Wednesday, 18 May 2011

Too much love..?

It all begins when you hear those three little words from the one person that you've been hoping would say them for months. It's a scene from the movies with your face flatteringly out of focus and a crescendo of instruments ushering you into a running leap of an embrace; no matter if your face is out of focus because the street lights are at the end of a filament or if you catch your heel in a gap between the pavement for running without sensible shoes and land at his feet rather than in his arms because he said he loves you and nothing can spoil that moment. My man? He said those three words to me one night after we'd spent an evening at his house, but he said them so quickly that by the time I had registered it he'd already shut the front door behind him! Never has a front door ever looked more appealing to me than then! Fair enough it stopped me from making that run up at a kiss  (perhaps that was a good thing!) but yes, I still walked away to violins and butterflies and all the other lovely clichés you'd expect.

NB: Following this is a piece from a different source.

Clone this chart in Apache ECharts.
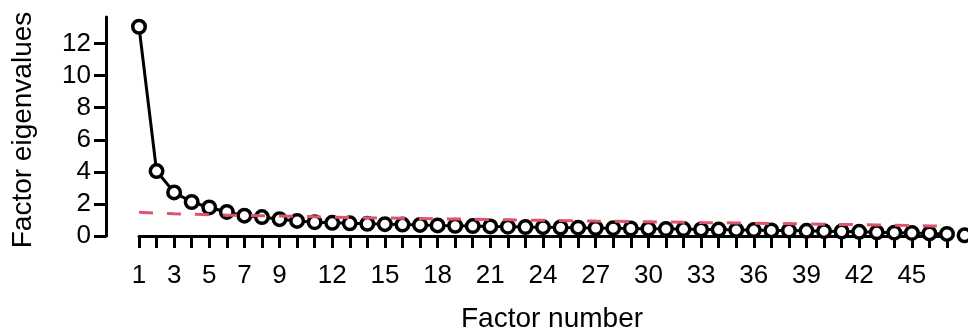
<!DOCTYPE html>
<html>
<head>
<meta charset="utf-8">
<script src="https://cdn.jsdelivr.net/npm/echarts@6/dist/echarts.min.js"></script>
<style>html,body{margin:0;padding:0;background:#fff;}#c{width:968px;height:331px;}</style>
</head>
<body>
<div id="c"></div>
<script>
const factors = [1,2,3,4,5,6,7,8,9,10,11,12,13,14,15,16,17,18,19,20,21,22,23,24,25,26,27,28,29,30,31,32,33,34,35,36,37,38,39,40,41,42,43,44,45,46,47,48];
const eigenvalues = [13.05,4.05,2.72,2.12,1.78,1.50,1.27,1.18,1.05,0.94,0.86,0.82,0.79,0.76,0.74,0.71,0.69,0.66,0.64,0.62,0.60,0.58,0.56,0.55,0.53,0.52,0.50,0.49,0.47,0.46,0.44,0.43,0.41,0.40,0.38,0.37,0.35,0.34,0.32,0.30,0.28,0.26,0.23,0.21,0.19,0.16,0.13,0.04];
const simulated = [1.48,1.43,1.39,1.36,1.33,1.30,1.28,1.26,1.24,1.22,1.20,1.18,1.16,1.14,1.12,1.11,1.09,1.07,1.06,1.04,1.02,1.01,0.99,0.98,0.96,0.95,0.93,0.92,0.90,0.89,0.87,0.86,0.84,0.83,0.81,0.80,0.78,0.77,0.75,0.74,0.72,0.71,0.69,0.67,0.65,0.63,0.61,0.58];
const xTickLabels = [1,3,5,7,9,12,15,18,21,24,27,30,33,36,39,42,45];
const xTicks = factors.slice(0, 47);
const yTickLabels = [0,2,4,6,8,10,12];

const font = 'Liberation Sans, Arial, Helvetica, sans-serif';
const chart = echarts.init(document.getElementById('c'), null, {renderer: 'canvas'});
chart.setOption({
  animation: false,
  backgroundColor: '#ffffff',
  grid: {left: 139, right: 21, top: 17, bottom: 95, containLabel: false, outerBoundsMode: 'none'},
  xAxis: {
    type: 'value', min: 1, max: 47, offset: 6,
    name: 'Factor number', nameLocation: 'middle', nameGap: 63,
    nameTextStyle: {fontFamily: font, fontSize: 28, color: '#000', padding: [0,0,0,18]},
    axisLine: {show: true, lineStyle: {color: '#000', width: 3}},
    axisTick: {show: true, length: 12, lineStyle: {color: '#000', width: 3}, customValues: xTicks},
    axisLabel: {show: true, margin: 21, fontFamily: font, fontSize: 26, color: '#000', customValues: xTickLabels},
    splitLine: {show: false}
  },
  yAxis: {
    type: 'value', min: 0, max: 13.66, offset: 33,
    name: 'Factor eigenvalues', nameLocation: 'middle', nameGap: 69, nameRotate: 90,
    nameTextStyle: {fontFamily: font, fontSize: 28, color: '#000', padding: [0,7,0,0]},
    axisLine: {show: true, lineStyle: {color: '#000', width: 3}},
    axisTick: {show: true, length: 12, lineStyle: {color: '#000', width: 3}, customValues: yTickLabels},
    axisLabel: {show: true, margin: 15, fontFamily: font, fontSize: 26, color: '#000', customValues: yTickLabels},
    splitLine: {show: false}
  },
  series: [
    {
      type: 'line', clip: false, z: 2,
      data: factors.map((f, i) => [f, eigenvalues[i]]),
      symbol: 'circle', symbolSize: 12.5, showSymbol: true,
      lineStyle: {color: '#000', width: 3},
      itemStyle: {color: '#ffffff', borderColor: '#000', borderWidth: 3.5},
      emphasis: {disabled: true}
    },
    {
      type: 'line', clip: false, z: 3,
      data: factors.map((f, i) => [f, simulated[i]]),
      symbol: 'none',
      lineStyle: {color: '#DF536B', width: 3, type: [14, 14], cap: 'butt'},
      emphasis: {disabled: true}
    }
  ]
});
</script>
</body>
</html>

The truth is when someone says they love you you let your guard down - not so much that it's noticeable to them or even to yourself but just enough - even a little could be too much. 

Go on, how many times have you said you love a guy who turns out to be a complete prick or who you haven't spoken to in months, years now? How many times have you let yourself love someone so much that even the little disappointments like him forgetting that you take two sugars instead of one in your tea seem like the end of the world? That's you letting your guard down. And I'm not saying it's a bad thing. On the contrary, if we constantly had our 'guard' buttoned up to the collar then we would never actually hear or say those three words at all. All I'm saying is can we actually love someone too much? Is it possible to over-love?

 

The answer to that is yes. But I'm not talking about too much love in the I-stalk-your-workplace-and-know-your-favourite-Thai-restaurant kind of way, I mean the kind of love that we experience in our everyday relationships rather than the 'love' that we have for the celebrities we follow on Twitter (but that's a whole other matter!).

Personally I am a self-confessed over-lover. I need an extra pair of hands to count the number of times I've said to myself "I love him too much" but have never managed to come to a conclusion about what I actually mean. Is it a bad thing? - that you can love someone so much that you would drop everything for him when he rings and overlook all those little annoyances that you shout down in everyone else? Or is it good that despite everything he is that person you will always love, no matter whether he lets his hair grow to ridiculous lengths before getting it cut or that he never buys you flowers any more?

The conclusion? There is a fine line between love and obsession; soul mates and stalkers. Find the first and avoid pushing a toe over to the second. Too much love (and no matter how much) in a relationship is what keeps it going - just make sure to keep those binoculars and phone bugs in the attic - it's when you don't have enough love that you should start to worry!